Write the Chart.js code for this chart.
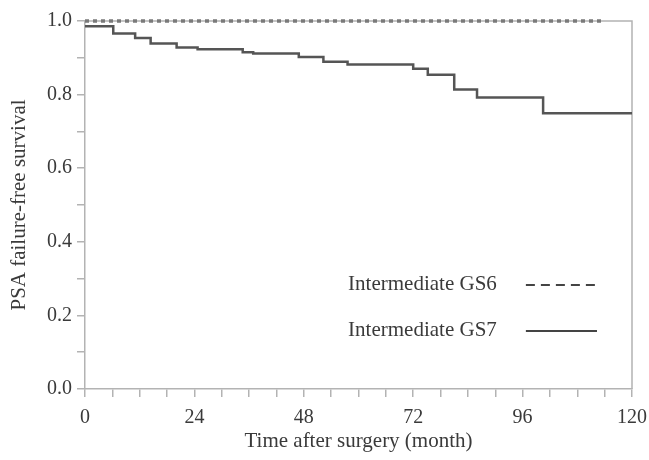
<!DOCTYPE html>
<html>
<head>
<meta charset="utf-8">
<script src="https://cdn.jsdelivr.net/npm/chart.js@4"></script>
<style>
  html, body { margin: 0; padding: 0; background: #fff; }
  #wrap { width: 649px; height: 460px; }
</style>
</head>
<body>
<div id="wrap"><canvas id="c" width="649" height="460"></canvas></div>
<script>
// ---- data ----
const seriesLabels = ['Intermediate GS6', 'Intermediate GS7'];
const monthsGS6 = [0, 114];
const survGS6 = [1.0, 1.0];
const monthsGS7 = [0, 6.2, 11.0, 14.4, 20.1, 24.7, 34.6, 36.9, 46.9, 52.3, 57.6, 72.0, 75.2, 81.0, 86.0, 100.5, 120];
const survGS7 = [0.986, 0.966, 0.954, 0.939, 0.928, 0.923, 0.915, 0.912, 0.902, 0.889, 0.882, 0.870, 0.854, 0.814, 0.792, 0.749, 0.749];
const xLabeledTicks = [0, 24, 48, 72, 96, 120];
const yLabeledTicks = [0.0, 0.2, 0.4, 0.6, 0.8, 1.0];

const FONT = "'Liberation Serif', 'DejaVu Serif', serif";
const TEXT = '#3a3a3a';
const AXIS = '#b3b3b3';

const toPts = (xs, ys) => xs.map((x, i) => ({ x: x, y: ys[i] }));

const framePlugin = {
  id: 'frame',
  beforeDatasetsDraw(chart) {
    const { ctx, chartArea: a } = chart;
    ctx.save();
    ctx.strokeStyle = AXIS;
    ctx.lineWidth = 1.5;
    ctx.beginPath();
    ctx.moveTo(a.left, a.top);
    ctx.lineTo(a.right, a.top);
    ctx.lineTo(a.right, a.bottom);
    ctx.stroke();
    ctx.restore();
  }
};

const legendPlugin = {
  id: 'innerLegend',
  afterDraw(chart) {
    const { ctx, chartArea: a } = chart;
    const w = a.right - a.left, h = a.bottom - a.top;
    const rows = [0.715, 0.84];
    const dashes = [[9, 6], []];
    ctx.save();
    ctx.font = '21px ' + FONT;
    ctx.fillStyle = TEXT;
    ctx.textBaseline = 'middle';
    ctx.textAlign = 'left';
    chart.data.datasets.forEach((ds, i) => {
      const y = a.top + rows[i] * h;
      ctx.fillText(ds.label, a.left + 0.481 * w, y);
      ctx.strokeStyle = '#444';
      ctx.lineWidth = 2;
      ctx.setLineDash(dashes[i]);
      ctx.beginPath();
      ctx.moveTo(a.left + 0.806 * w, y + 1);
      ctx.lineTo(a.left + 0.936 * w, y + 1);
      ctx.stroke();
    });
    ctx.restore();
  }
};

new Chart(document.getElementById('c'), {
  type: 'line',
  data: {
    datasets: [
      {
        label: seriesLabels[0],
        data: toPts(monthsGS6, survGS6),
        borderColor: '#7a7a7a',
        borderWidth: 3.5,
        borderDash: [4, 4],
        pointRadius: 0,
        stepped: true,
        clip: 8
      },
      {
        label: seriesLabels[1],
        data: toPts(monthsGS7, survGS7),
        borderColor: '#555555',
        borderWidth: 2.5,
        pointRadius: 0,
        stepped: true,
        clip: 8
      }
    ]
  },
  options: {
    responsive: false,
    animation: false,
    devicePixelRatio: 1,
    layout: { autoPadding: false, padding: { top: 21, right: 17, left: 0, bottom: 0 } },
    plugins: { legend: { display: false }, tooltip: { enabled: false } },
    scales: {
      x: {
        type: 'linear',
        min: 0, max: 120,
        afterFit(s) { s.height = 71; s.paddingLeft = 0; s.paddingRight = 0; },
        ticks: {
          stepSize: 6,
          autoSkip: false,
          maxRotation: 0,
          padding: 9,
          color: TEXT,
          font: { family: FONT, size: 20 },
          callback: v => xLabeledTicks.includes(v) ? String(v) : ''
        },
        grid: { display: true, drawOnChartArea: false, drawTicks: true, tickLength: 8, color: AXIS, lineWidth: 1.5 },
        border: { display: true, color: AXIS, width: 1.5 },
        title: { display: true, text: 'Time after surgery (month)', color: TEXT, font: { family: FONT, size: 21 }, padding: { top: 0, bottom: 6 } }
      },
      y: {
        min: 0, max: 1,
        afterFit(s) { s.width = 85; s.paddingTop = 0; s.paddingBottom = 0; },
        ticks: {
          stepSize: 0.1,
          autoSkip: false,
          padding: 5,
          color: TEXT,
          font: { family: FONT, size: 20 },
          callback: v => yLabeledTicks.some(t => Math.abs(t - v) < 1e-6) ? v.toFixed(1) : ''
        },
        grid: { display: true, drawOnChartArea: false, drawTicks: true, tickLength: 8, color: AXIS, lineWidth: 1.5 },
        border: { display: true, color: AXIS, width: 1.5 },
        title: { display: true, text: 'PSA failure-free survival', color: TEXT, font: { family: FONT, size: 21 }, padding: { top: 7, bottom: 0 } }
      }
    }
  },
  plugins: [framePlugin, legendPlugin]
});
</script>
</body>
</html>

——————

**WORK TO DO:**
Transcribe the material exactly, leaving every picture out.

**COMPLETE ANSWER:**
Write the Chart.js code for this chart.
<!DOCTYPE html>
<html>
<head>
<meta charset="utf-8">
<script src="https://cdn.jsdelivr.net/npm/chart.js@4"></script>
<style>
  html, body { margin: 0; padding: 0; background: #fff; }
  #wrap { width: 649px; height: 460px; }
</style>
</head>
<body>
<div id="wrap"><canvas id="c" width="649" height="460"></canvas></div>
<script>
// ---- data ----
const seriesLabels = ['Intermediate GS6', 'Intermediate GS7'];
const monthsGS6 = [0, 114];
const survGS6 = [1.0, 1.0];
const monthsGS7 = [0, 6.2, 11.0, 14.4, 20.1, 24.7, 34.6, 36.9, 46.9, 52.3, 57.6, 72.0, 75.2, 81.0, 86.0, 100.5, 120];
const survGS7 = [0.986, 0.966, 0.954, 0.939, 0.928, 0.923, 0.915, 0.912, 0.902, 0.889, 0.882, 0.870, 0.854, 0.814, 0.792, 0.749, 0.749];
const xLabeledTicks = [0, 24, 48, 72, 96, 120];
const yLabeledTicks = [0.0, 0.2, 0.4, 0.6, 0.8, 1.0];

const FONT = "'Liberation Serif', 'DejaVu Serif', serif";
const TEXT = '#3a3a3a';
const AXIS = '#b3b3b3';

const toPts = (xs, ys) => xs.map((x, i) => ({ x: x, y: ys[i] }));

const framePlugin = {
  id: 'frame',
  beforeDatasetsDraw(chart) {
    const { ctx, chartArea: a } = chart;
    ctx.save();
    ctx.strokeStyle = AXIS;
    ctx.lineWidth = 1.5;
    ctx.beginPath();
    ctx.moveTo(a.left, a.top);
    ctx.lineTo(a.right, a.top);
    ctx.lineTo(a.right, a.bottom);
    ctx.stroke();
    ctx.restore();
  }
};

const legendPlugin = {
  id: 'innerLegend',
  afterDraw(chart) {
    const { ctx, chartArea: a } = chart;
    const w = a.right - a.left, h = a.bottom - a.top;
    const rows = [0.715, 0.84];
    const dashes = [[9, 6], []];
    ctx.save();
    ctx.font = '21px ' + FONT;
    ctx.fillStyle = TEXT;
    ctx.textBaseline = 'middle';
    ctx.textAlign = 'left';
    chart.data.datasets.forEach((ds, i) => {
      const y = a.top + rows[i] * h;
      ctx.fillText(ds.label, a.left + 0.481 * w, y);
      ctx.strokeStyle = '#444';
      ctx.lineWidth = 2;
      ctx.setLineDash(dashes[i]);
      ctx.beginPath();
      ctx.moveTo(a.left + 0.806 * w, y + 1);
      ctx.lineTo(a.left + 0.936 * w, y + 1);
      ctx.stroke();
    });
    ctx.restore();
  }
};

new Chart(document.getElementById('c'), {
  type: 'line',
  data: {
    datasets: [
      {
        label: seriesLabels[0],
        data: toPts(monthsGS6, survGS6),
        borderColor: '#7a7a7a',
        borderWidth: 3.5,
        borderDash: [4, 4],
        pointRadius: 0,
        stepped: true,
        clip: 8
      },
      {
        label: seriesLabels[1],
        data: toPts(monthsGS7, survGS7),
        borderColor: '#555555',
        borderWidth: 2.5,
        pointRadius: 0,
        stepped: true,
        clip: 8
      }
    ]
  },
  options: {
    responsive: false,
    animation: false,
    devicePixelRatio: 1,
    layout: { autoPadding: false, padding: { top: 21, right: 17, left: 0, bottom: 0 } },
    plugins: { legend: { display: false }, tooltip: { enabled: false } },
    scales: {
      x: {
        type: 'linear',
        min: 0, max: 120,
        afterFit(s) { s.height = 71; s.paddingLeft = 0; s.paddingRight = 0; },
        ticks: {
          stepSize: 6,
          autoSkip: false,
          maxRotation: 0,
          padding: 9,
          color: TEXT,
          font: { family: FONT, size: 20 },
          callback: v => xLabeledTicks.includes(v) ? String(v) : ''
        },
        grid: { display: true, drawOnChartArea: false, drawTicks: true, tickLength: 8, color: AXIS, lineWidth: 1.5 },
        border: { display: true, color: AXIS, width: 1.5 },
        title: { display: true, text: 'Time after surgery (month)', color: TEXT, font: { family: FONT, size: 21 }, padding: { top: 0, bottom: 6 } }
      },
      y: {
        min: 0, max: 1,
        afterFit(s) { s.width = 85; s.paddingTop = 0; s.paddingBottom = 0; },
        ticks: {
          stepSize: 0.1,
          autoSkip: false,
          padding: 5,
          color: TEXT,
          font: { family: FONT, size: 20 },
          callback: v => yLabeledTicks.some(t => Math.abs(t - v) < 1e-6) ? v.toFixed(1) : ''
        },
        grid: { display: true, drawOnChartArea: false, drawTicks: true, tickLength: 8, color: AXIS, lineWidth: 1.5 },
        border: { display: true, color: AXIS, width: 1.5 },
        title: { display: true, text: 'PSA failure-free survival', color: TEXT, font: { family: FONT, size: 21 }, padding: { top: 7, bottom: 0 } }
      }
    }
  },
  plugins: [framePlugin, legendPlugin]
});
</script>
</body>
</html>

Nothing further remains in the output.